For a truly polished look, I often install a small metal 'eye' bolt into the deck or the base of the post and use a color-matched bungee. It takes five minutes and makes the difference between a shade that looks like it was thrown up on a Saturday morning and one that looks like it was part of the original architectural plan.
My Mid-Summer Lesson in Bamboo Physics
I once installed a massive, 12-foot wide bamboo shade on a client's west-facing pergola. It looked stunning—a solid wall of toasted oak texture. Then, we had a classic Texas thunderstorm. I hadn't accounted for the fact that natural bamboo is porous. It soaked up the rainwater, and the weight of the shade nearly tripled. Because I hadn't used enough center support brackets, the whole thing sagged in the middle like a wet noodle, and the tension actually pulled the end brackets loose.

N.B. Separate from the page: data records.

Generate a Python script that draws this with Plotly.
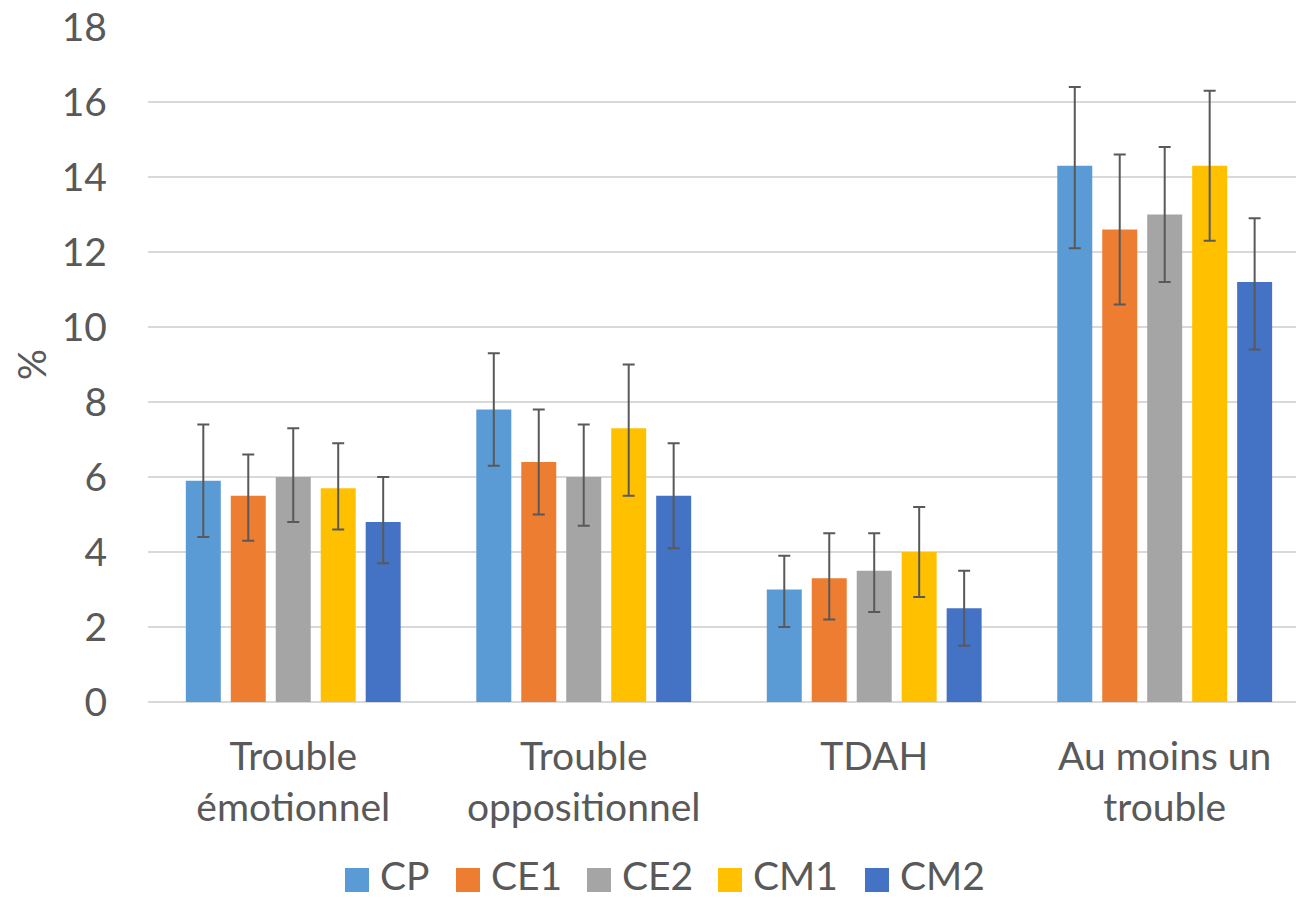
import plotly.graph_objects as go

categories = ["Trouble<br>émotionnel", "Trouble<br>oppositionnel", "TDAH", "Au moins un<br>trouble"]
series_names = ["CP", "CE1", "CE2", "CM1", "CM2"]
colors = ["#5B9BD5", "#ED7D31", "#A5A5A5", "#FFC000", "#4472C4"]

cp = [5.9, 7.8, 3.0, 14.3]
ce1 = [5.5, 6.4, 3.3, 12.6]
ce2 = [6.0, 6.0, 3.5, 13.0]
cm1 = [5.7, 7.3, 4.0, 14.3]
cm2 = [4.8, 5.5, 2.5, 11.2]

cp_hi = [7.4, 9.3, 3.9, 16.4]
ce1_hi = [6.6, 7.8, 4.5, 14.6]
ce2_hi = [7.3, 7.4, 4.5, 14.8]
cm1_hi = [6.9, 9.0, 5.2, 16.3]
cm2_hi = [6.0, 6.9, 3.5, 12.9]

cp_lo = [4.4, 6.3, 2.0, 12.1]
ce1_lo = [4.3, 5.0, 2.2, 10.6]
ce2_lo = [4.8, 4.7, 2.4, 11.2]
cm1_lo = [4.6, 5.5, 2.8, 12.3]
cm2_lo = [3.7, 4.1, 1.5, 9.4]

values = [cp, ce1, ce2, cm1, cm2]
highs = [cp_hi, ce1_hi, ce2_hi, cm1_hi, cm2_hi]
lows = [cp_lo, ce1_lo, ce2_lo, cm1_lo, cm2_lo]

FONT = "Lato"
TXT = "#595959"
FS = 39

W, H = 1296, 898
ML, MR, MT, MB = 148, 0, 27, 196
PW, PH = W - ML - MR, H - MT - MB

fig = go.Figure()
for name, col, v, hi, lo in zip(series_names, colors, values, highs, lows):
    fig.add_trace(go.Bar(
        name=name, x=categories, y=v, showlegend=False,
        marker=dict(color=col, line=dict(width=0)),
        error_y=dict(
            type="data", symmetric=False,
            array=[h - a for h, a in zip(hi, v)],
            arrayminus=[a - l for a, l in zip(v, lo)],
            color="#595959", thickness=2, width=6,
        ),
    ))

# custom legend (larger square swatches, like the reference)
legend_left_px = [345, 456, 587, 718, 865]
SW = 24
legend_cy_px = 880
legend_text_cy_px = 875
shapes = []
annotations = []
for name, col, lx in zip(series_names, colors, legend_left_px):
    shapes.append(dict(
        type="rect", xref="paper", yref="paper",
        x0=(lx - ML) / PW, x1=(lx + SW - ML) / PW,
        y0=(MT + PH - (legend_cy_px + SW / 2)) / PH, y1=(MT + PH - (legend_cy_px - SW / 2)) / PH,
        fillcolor=col, line=dict(width=0),
    ))
    annotations.append(dict(
        text=name, xref="paper", yref="paper", showarrow=False,
        x=(lx + 33 - ML) / PW, xanchor="left",
        y=(MT + PH - legend_text_cy_px) / PH, yanchor="middle",
        font=dict(size=FS, color=TXT, family=FONT),
    ))

fig.update_layout(
    width=W, height=H,
    margin=dict(l=ML, r=MR, t=MT, b=MB, autoexpand=False),
    paper_bgcolor="white", plot_bgcolor="white",
    barmode="group", bargap=0.226, bargroupgap=0.222,
    font=dict(family=FONT, size=FS, color=TXT),
    showlegend=False,
    shapes=shapes,
    annotations=annotations,
    xaxis=dict(range=[-0.5, 3.452], showgrid=False, showline=False, ticks="",
               automargin=False, ticklabelstandoff=28,
               tickfont=dict(size=FS, color=TXT, family=FONT)),
    yaxis=dict(range=[0, 18], dtick=2, showgrid=True, gridcolor="#D9D9D9", gridwidth=1.5,
               zeroline=True, zerolinecolor="#D9D9D9", zerolinewidth=1.5,
               showline=False, ticks="", ticklabelstandoff=40, automargin=False,
               tickfont=dict(size=FS, color=TXT, family=FONT),
               title=dict(text="%", font=dict(size=FS, color=TXT, family=FONT), standoff=3)),
)

fig.write_html("out.html", config={"displayModeBar": False},
               post_script="document.body.style.margin='0';document.body.style.overflow='hidden';")
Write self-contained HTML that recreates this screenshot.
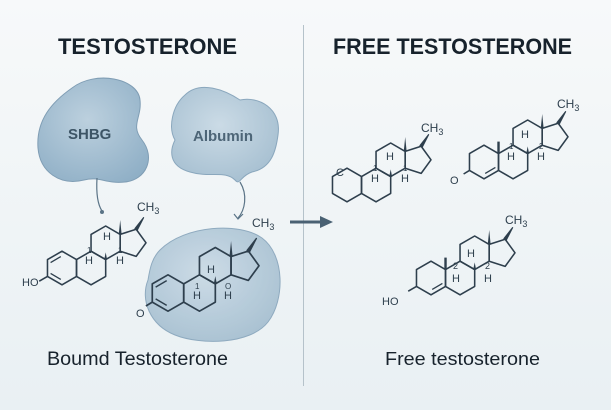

I had to go back out there in the humidity, dry the whole thing out, and reinstall it with heavy-duty 3-inch lag bolts and two extra support brackets. The lesson? Natural materials are beautiful, but they are heavy when wet. Always over-spec your hardware. If the manufacturer suggests two brackets, use four. Your eaves (and your sanity) will thank you.
Frequently Asked Questions
Can outdoor bamboo shades handle direct rain?
Yes, but they need to breathe. If they get soaked, leave them down until they are completely dry. Rolling up wet bamboo is a recipe for mildew and localized rotting of the cords. If you treat them like a high-quality outdoor rug, they will last for years.
How do I choose the right color for my house?
Don't try to match your trim exactly. Instead, look at the darkest 'lowlight' in your stone or wood flooring. A shade that is one or two shades darker than your patio floor usually provides the best grounding effect without looking like a stark, dark hole in the side of your house.
What is the best way to clean them?
Skip the power washer. A soft-bristle brush and a garden hose on a light spray setting are all you need. I usually do a deep clean every spring to get the pollen out of the weave, then just a quick dusting with a leaf blower throughout the season.